--- begin GIVEN DATA ---

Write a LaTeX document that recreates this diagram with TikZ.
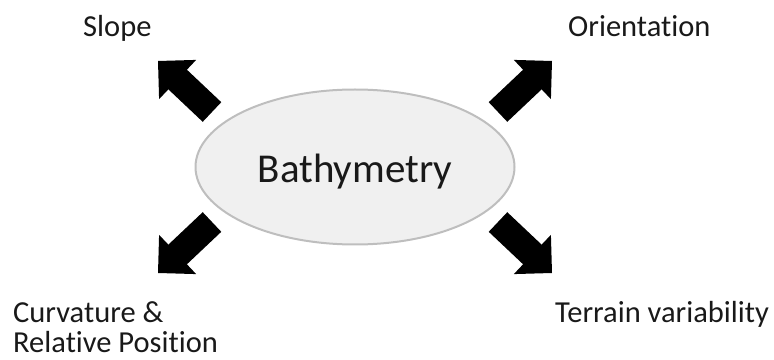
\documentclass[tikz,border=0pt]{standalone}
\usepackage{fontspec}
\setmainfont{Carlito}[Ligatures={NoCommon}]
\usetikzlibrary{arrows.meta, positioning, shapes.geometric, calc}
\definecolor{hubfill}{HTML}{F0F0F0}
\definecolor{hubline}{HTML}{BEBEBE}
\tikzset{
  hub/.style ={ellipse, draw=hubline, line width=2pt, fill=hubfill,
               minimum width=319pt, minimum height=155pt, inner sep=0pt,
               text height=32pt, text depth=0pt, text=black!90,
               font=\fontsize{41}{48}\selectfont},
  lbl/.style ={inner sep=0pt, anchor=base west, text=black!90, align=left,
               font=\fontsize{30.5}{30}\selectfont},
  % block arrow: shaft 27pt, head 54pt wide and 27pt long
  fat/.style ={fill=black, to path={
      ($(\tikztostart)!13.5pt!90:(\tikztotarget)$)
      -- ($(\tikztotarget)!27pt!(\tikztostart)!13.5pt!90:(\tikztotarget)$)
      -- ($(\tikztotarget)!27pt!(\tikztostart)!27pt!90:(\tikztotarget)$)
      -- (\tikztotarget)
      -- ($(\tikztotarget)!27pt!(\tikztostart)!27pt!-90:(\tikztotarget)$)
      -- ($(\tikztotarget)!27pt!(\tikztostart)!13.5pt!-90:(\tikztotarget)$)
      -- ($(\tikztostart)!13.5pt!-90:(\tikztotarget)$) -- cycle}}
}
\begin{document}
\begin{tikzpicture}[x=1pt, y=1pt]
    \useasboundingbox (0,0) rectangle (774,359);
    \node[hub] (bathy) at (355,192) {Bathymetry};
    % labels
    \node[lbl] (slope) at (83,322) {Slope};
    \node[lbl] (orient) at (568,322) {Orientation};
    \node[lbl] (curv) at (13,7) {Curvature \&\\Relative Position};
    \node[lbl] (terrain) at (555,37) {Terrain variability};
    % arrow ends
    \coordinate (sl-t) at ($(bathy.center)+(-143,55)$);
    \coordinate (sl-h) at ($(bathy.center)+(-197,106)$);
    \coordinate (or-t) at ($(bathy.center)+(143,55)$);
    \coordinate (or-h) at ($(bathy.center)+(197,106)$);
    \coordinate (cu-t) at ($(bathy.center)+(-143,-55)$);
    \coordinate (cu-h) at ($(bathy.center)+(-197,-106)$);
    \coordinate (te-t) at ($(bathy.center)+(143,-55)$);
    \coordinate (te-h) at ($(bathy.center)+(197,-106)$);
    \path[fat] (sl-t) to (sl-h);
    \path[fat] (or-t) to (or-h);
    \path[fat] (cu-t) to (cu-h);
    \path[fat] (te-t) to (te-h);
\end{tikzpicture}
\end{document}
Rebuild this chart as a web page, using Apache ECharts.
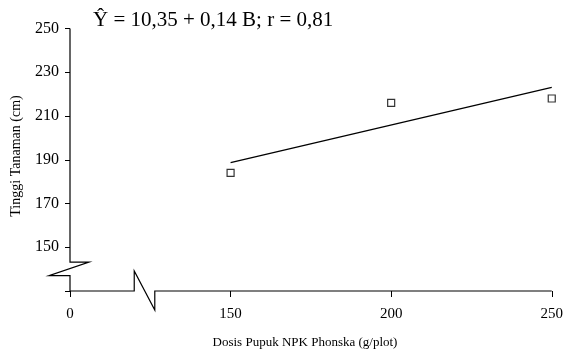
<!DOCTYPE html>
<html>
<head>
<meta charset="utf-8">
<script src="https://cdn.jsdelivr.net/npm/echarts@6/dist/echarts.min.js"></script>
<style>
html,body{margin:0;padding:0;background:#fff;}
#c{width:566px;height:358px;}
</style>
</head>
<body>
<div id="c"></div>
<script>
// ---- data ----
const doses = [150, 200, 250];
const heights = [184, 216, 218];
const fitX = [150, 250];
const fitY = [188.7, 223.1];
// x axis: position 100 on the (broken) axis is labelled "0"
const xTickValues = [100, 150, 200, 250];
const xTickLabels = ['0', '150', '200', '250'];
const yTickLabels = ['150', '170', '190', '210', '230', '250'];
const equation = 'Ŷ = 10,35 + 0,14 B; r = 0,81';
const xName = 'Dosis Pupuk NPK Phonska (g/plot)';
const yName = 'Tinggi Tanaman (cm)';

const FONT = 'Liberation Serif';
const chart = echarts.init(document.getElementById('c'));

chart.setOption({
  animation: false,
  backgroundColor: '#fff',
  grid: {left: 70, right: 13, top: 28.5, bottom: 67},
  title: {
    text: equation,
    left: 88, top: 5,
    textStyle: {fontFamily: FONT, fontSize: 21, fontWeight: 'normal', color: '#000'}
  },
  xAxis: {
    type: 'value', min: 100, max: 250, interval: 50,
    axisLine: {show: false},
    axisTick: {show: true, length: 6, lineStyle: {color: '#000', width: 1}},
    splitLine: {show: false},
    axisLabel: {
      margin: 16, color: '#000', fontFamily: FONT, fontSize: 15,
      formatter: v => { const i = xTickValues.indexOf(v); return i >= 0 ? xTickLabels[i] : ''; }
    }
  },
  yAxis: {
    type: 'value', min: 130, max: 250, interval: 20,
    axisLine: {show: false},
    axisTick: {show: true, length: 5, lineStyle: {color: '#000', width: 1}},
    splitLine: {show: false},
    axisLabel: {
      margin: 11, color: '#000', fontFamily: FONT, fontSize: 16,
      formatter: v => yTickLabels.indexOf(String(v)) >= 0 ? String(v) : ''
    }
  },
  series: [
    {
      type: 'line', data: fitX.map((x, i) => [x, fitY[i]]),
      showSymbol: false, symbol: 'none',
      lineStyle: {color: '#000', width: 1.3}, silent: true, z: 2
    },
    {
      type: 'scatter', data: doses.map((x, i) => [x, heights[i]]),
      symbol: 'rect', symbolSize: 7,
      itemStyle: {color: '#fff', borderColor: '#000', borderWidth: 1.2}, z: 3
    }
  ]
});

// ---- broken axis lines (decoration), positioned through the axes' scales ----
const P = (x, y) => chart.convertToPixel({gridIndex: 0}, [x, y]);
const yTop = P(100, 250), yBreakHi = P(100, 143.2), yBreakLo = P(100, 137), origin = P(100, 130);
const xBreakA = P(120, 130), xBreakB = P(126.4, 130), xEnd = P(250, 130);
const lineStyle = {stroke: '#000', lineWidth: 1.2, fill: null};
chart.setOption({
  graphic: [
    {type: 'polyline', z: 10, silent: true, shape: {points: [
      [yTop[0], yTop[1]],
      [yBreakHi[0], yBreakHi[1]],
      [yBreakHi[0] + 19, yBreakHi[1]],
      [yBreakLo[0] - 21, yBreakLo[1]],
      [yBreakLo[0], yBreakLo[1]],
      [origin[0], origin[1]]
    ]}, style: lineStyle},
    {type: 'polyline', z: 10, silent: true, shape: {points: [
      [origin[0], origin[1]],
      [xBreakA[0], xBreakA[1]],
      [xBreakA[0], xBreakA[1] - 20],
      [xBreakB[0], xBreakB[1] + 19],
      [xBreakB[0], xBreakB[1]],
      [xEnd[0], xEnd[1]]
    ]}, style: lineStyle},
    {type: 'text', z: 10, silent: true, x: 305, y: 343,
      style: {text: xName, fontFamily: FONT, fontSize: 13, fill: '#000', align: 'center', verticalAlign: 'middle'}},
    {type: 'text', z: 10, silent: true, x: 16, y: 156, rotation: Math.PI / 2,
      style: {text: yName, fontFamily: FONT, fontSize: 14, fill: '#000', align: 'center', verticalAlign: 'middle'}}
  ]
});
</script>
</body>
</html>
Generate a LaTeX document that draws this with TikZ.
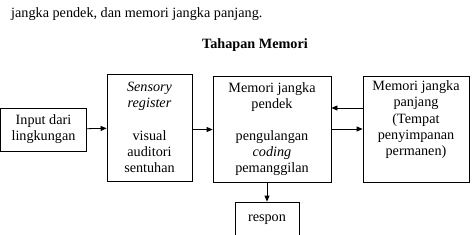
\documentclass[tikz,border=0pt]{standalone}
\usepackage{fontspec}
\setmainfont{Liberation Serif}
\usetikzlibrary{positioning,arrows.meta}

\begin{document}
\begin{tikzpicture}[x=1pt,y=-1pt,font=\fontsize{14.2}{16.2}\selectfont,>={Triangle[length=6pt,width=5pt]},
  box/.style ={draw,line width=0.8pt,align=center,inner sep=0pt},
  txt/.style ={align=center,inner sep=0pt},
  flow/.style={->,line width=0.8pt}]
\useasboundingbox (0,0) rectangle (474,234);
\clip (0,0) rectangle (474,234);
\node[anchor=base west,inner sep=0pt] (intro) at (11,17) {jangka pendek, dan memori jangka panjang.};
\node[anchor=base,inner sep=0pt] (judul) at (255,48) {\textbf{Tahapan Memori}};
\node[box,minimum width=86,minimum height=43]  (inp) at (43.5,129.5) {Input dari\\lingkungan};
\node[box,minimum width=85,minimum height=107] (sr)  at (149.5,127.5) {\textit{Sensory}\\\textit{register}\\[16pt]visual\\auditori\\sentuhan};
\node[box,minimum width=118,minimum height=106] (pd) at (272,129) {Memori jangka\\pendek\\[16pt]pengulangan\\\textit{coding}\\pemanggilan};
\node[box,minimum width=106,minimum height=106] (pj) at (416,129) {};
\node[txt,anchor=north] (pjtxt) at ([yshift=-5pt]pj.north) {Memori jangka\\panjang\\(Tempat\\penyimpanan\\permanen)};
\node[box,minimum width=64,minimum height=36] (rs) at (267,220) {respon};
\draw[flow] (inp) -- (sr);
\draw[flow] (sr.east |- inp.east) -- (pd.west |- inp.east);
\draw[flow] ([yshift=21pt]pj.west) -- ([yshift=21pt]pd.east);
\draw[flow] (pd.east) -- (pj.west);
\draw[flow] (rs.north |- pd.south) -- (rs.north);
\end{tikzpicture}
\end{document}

--- end GIVEN DATA ---

Within the entries above, give again exactly the lines starting at the one that contains "Rebuild this chart" and ending at the one that contains "const chart = echarts.init(document.getElementById('c'));", leaving out the pictures.

* CORRECT RESPONSE
Rebuild this chart as a web page, using Apache ECharts.
<!DOCTYPE html>
<html>
<head>
<meta charset="utf-8">
<script src="https://cdn.jsdelivr.net/npm/echarts@6/dist/echarts.min.js"></script>
<style>
html,body{margin:0;padding:0;background:#fff;}
#c{width:566px;height:358px;}
</style>
</head>
<body>
<div id="c"></div>
<script>
// ---- data ----
const doses = [150, 200, 250];
const heights = [184, 216, 218];
const fitX = [150, 250];
const fitY = [188.7, 223.1];
// x axis: position 100 on the (broken) axis is labelled "0"
const xTickValues = [100, 150, 200, 250];
const xTickLabels = ['0', '150', '200', '250'];
const yTickLabels = ['150', '170', '190', '210', '230', '250'];
const equation = 'Ŷ = 10,35 + 0,14 B; r = 0,81';
const xName = 'Dosis Pupuk NPK Phonska (g/plot)';
const yName = 'Tinggi Tanaman (cm)';

const FONT = 'Liberation Serif';
const chart = echarts.init(document.getElementById('c'));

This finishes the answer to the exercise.